Scouting Giant Doug Gassaway Dies At 82
It was in the spring of 1998 and the Rangers had a handful of scouts in New England, taking a look at high school pitchers Jeff Juden and Scott Burrell. On the third day of the scouting expedition, then-Rangers scouting director Sandy Johnson had some advice for a newly hired area scout.
“You don’t have to introduce Doug (Gassaway) to the other scouts,” Johnson said. “They know him. That’s why they aren’t talking to him.”
Point made.
Gassaway, who died during the weekend at the age of 82, was an old-school scout. He was a loner. He was always looking for that undiscovered future big league player. And he wasn’t about to share what he knew.
If he let you into his world, you found out he was a gracious, caring man. But if you were his competition on the scouting trail, there was no fiercer competitor.
The results speak for his abilities. In more than 40 years of amateur scouting, he was the key man in signing more than 100 big league players, ranging from first-rounders including John Russell and Brian Bohanon to the undrafted such as Jeff Stone, Chris Jones, Don Carman and Greg Jelks. He signed lefthander Jim Morris, the 34-year-old teacher who pitched in the big leagues for the Rays in 1999 and 2000, and inspired the movie “The Rookie.”
What kind of respect did he have in his native Texas? His name was on a parking place at Disch-Falk Field at the University of Texas, right next to the spot where former Longhorns coach Cliff Gustafson parked.
Oh, and he pushed the Rangers to sign Ivan Rodriguez, among this year’s inductees into the Hall of Fame, who Gassaway spotted as a 15-year-old during a Puerto Rican workout for outfielder Melvin Nieves.
“I think we had 11 or 13 guys at the tryout camp,” said Johnson, the scouting director in Texas when Gassaway worked for the Rangers. Johnson was in the dugout talking to Nieves, and “all of a sudden, big old Gasser is sprinting in from center field, and he’s screaming, ‘That little SOB just threw 93 miles an hour to second base.’ Why he was out there clocking catchers throwing to second base nobody knows, but that was Gas.
“Then we threw him and hit him and worked him out. There were four other catchers there who signed for big money, but Gasser loved Pudge. When he turned 16 we signed him.”
That was Gassaway, always looking for that other guy, such as lefthander Chuck McElroy, an eighth-round pick out of Lincoln High in Port Arthur, Texas. Not many scouts had seen McElroy in high school, but Gassaway did.

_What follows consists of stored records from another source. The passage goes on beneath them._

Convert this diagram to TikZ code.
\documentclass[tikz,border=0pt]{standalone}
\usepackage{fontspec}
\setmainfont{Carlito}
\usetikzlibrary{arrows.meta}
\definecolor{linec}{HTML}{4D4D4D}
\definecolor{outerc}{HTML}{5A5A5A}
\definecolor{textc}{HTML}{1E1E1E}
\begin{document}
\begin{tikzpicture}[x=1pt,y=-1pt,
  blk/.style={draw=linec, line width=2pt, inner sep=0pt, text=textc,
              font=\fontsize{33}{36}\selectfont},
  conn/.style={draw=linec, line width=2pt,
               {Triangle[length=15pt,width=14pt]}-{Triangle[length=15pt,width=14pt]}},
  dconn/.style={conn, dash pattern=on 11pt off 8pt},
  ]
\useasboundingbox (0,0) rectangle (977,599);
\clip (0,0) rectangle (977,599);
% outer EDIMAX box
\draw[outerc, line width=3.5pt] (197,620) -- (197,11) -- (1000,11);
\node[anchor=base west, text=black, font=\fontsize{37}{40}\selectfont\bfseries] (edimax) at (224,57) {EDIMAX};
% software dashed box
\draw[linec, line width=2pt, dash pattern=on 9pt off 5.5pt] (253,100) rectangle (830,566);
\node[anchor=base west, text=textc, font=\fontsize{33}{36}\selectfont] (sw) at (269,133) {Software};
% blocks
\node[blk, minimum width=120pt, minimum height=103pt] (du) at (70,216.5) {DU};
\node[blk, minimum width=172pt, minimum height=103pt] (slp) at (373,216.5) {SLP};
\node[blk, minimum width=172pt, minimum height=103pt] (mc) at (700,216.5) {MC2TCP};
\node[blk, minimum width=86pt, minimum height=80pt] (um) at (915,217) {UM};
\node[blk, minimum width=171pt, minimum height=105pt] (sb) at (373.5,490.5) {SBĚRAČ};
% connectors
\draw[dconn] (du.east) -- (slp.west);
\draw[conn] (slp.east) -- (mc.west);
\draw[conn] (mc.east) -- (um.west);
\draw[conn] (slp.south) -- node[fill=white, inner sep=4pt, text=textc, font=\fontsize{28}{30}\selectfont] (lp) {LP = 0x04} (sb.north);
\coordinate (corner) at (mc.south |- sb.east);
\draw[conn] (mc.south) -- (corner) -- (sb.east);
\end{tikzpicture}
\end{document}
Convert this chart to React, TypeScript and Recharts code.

McElroy, however, got the attention of others scouts during the state championship at the Astrodome. Seeing other scouts waiting outside the locker room to do background work on McElroy, Gassaway, with the Phillies at the time, went in a back door, invited McElroy to go fishing and escorted him out through the center field gate. The Phillies selected McElroy in the eighth round in that 1986 draft.
That was Gassaway.
He had a brief playing career, appearing in only 27 games spread over three seasons in the low minor leagues.
He, however, distinguished himself in a scouting career that began with the Giants in 1973 and ended with the Mets in 2011. In between he worked with the Phillies (1975-86), Rangers (1987-92), Cubs (1993-95), Rays (1998-2000) and Diamondbacks (2001-04) He took delight in signing the undrafted players who made it to the big leagues such as Stone, who he worked out in a plowed Missouri farm field.
“He loved getting the first-rounders but he prided himself on finding those guys others didn’t know about,” Johnson said. “He wasn’t a pack guy.”
No, Gassaway was the guy who would be down the left field line or right field line, standing by himself, not wanting to be distracted. And when he was behind home plate he was in the last row of the scouts’ section.
“Son,” he told a young writer, “never sit in front of the other scouts.”
Why, he was asked.
“Just watch what happens when they start chatting,” Gassaway said.
Within minutes a conversation broke out in the scouts section, guys were turning around to talk with the scouts sitting behind them.
“See,” Gassaway said. “They are taking their eyes off the field. You can’t know what’s going on if you aren’t watching what’s on the field. You aren’t signing anybody sitting behind you.”
And one thing Gassaway knew what to do was sign players—big league players.